In 1652, the Tartars changed their minds again — having milked the Poles for all that they could – and joined Chmielnicki. And the revolution started all over again. Then to further complicate the chaos, in 1652 an enormous plague of cholera swept Poland and Russia.
This cholera epidemic totally untethered any semblance of stability that might have remained in whatever surviving pockets of Jewish communities were left in Poland, Russia and Lithuania. The Jews now fled wherever they could. Many landed in Amsterdam. Other Jews moved further east into Russia. For the first time there grew sizable Jewish settlements deep into mother Russia.
Finally, in 1653, the rebellion came to an end. The Polish kings and the kings of Russia put down the rebellion in very convincing fashion. It’s estimated that they executed 10-12,000 Cossacks publicly. Chmielnicki himself was executed. The leadership of the revolution was destroyed and it no longer captured the imagination of the people.
That decade of upheaval – from 1648 to 1657 — cost approximately 500,000 lives, 300,000 which were Jewish. That makes Chmielnicki one of the leading butchers in the history of the world. He was a person with almost no redeeming social value. However, he is the hero of the Cossacks and the Ukrainians with a statue dedicated to him in Kiev.

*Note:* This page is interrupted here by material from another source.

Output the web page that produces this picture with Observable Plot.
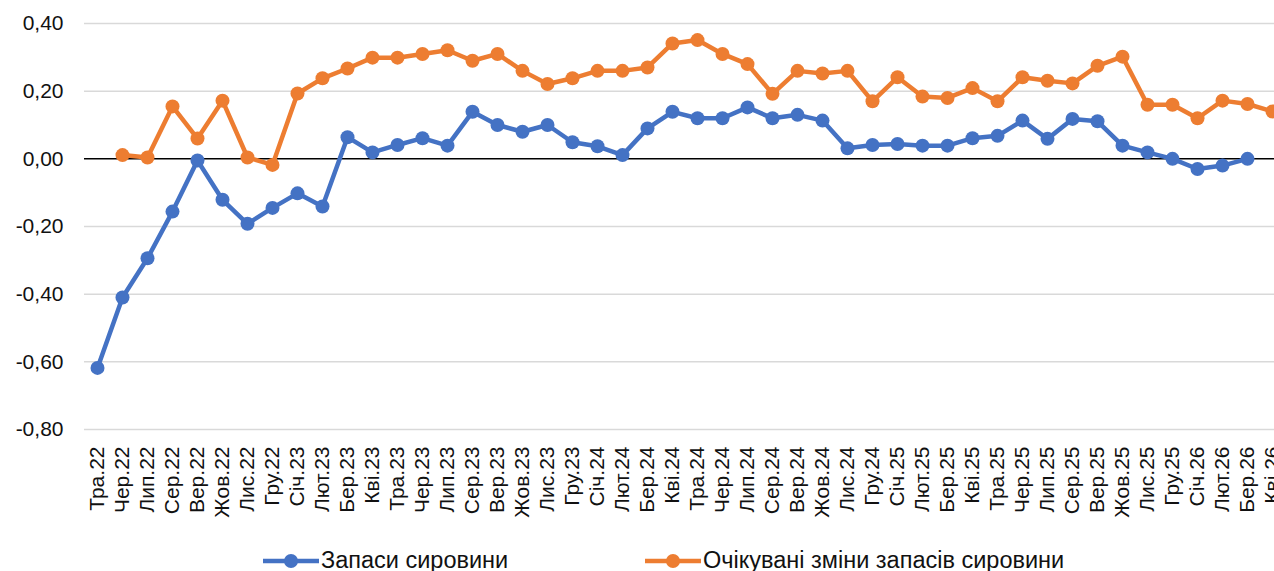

This period of time — Tach V’tat — loosed forces within the Jewish world that are still present and it raised questions which have never been answered. Therefore, historically, it is the watershed in Jewish history. It marks the beginning of this new time. It marks the beginning of lost faith among the Jewish people. There are going to be more and more Jews who are willing to say it’s just not worth it anymore; we just can’t carry the burden any longer.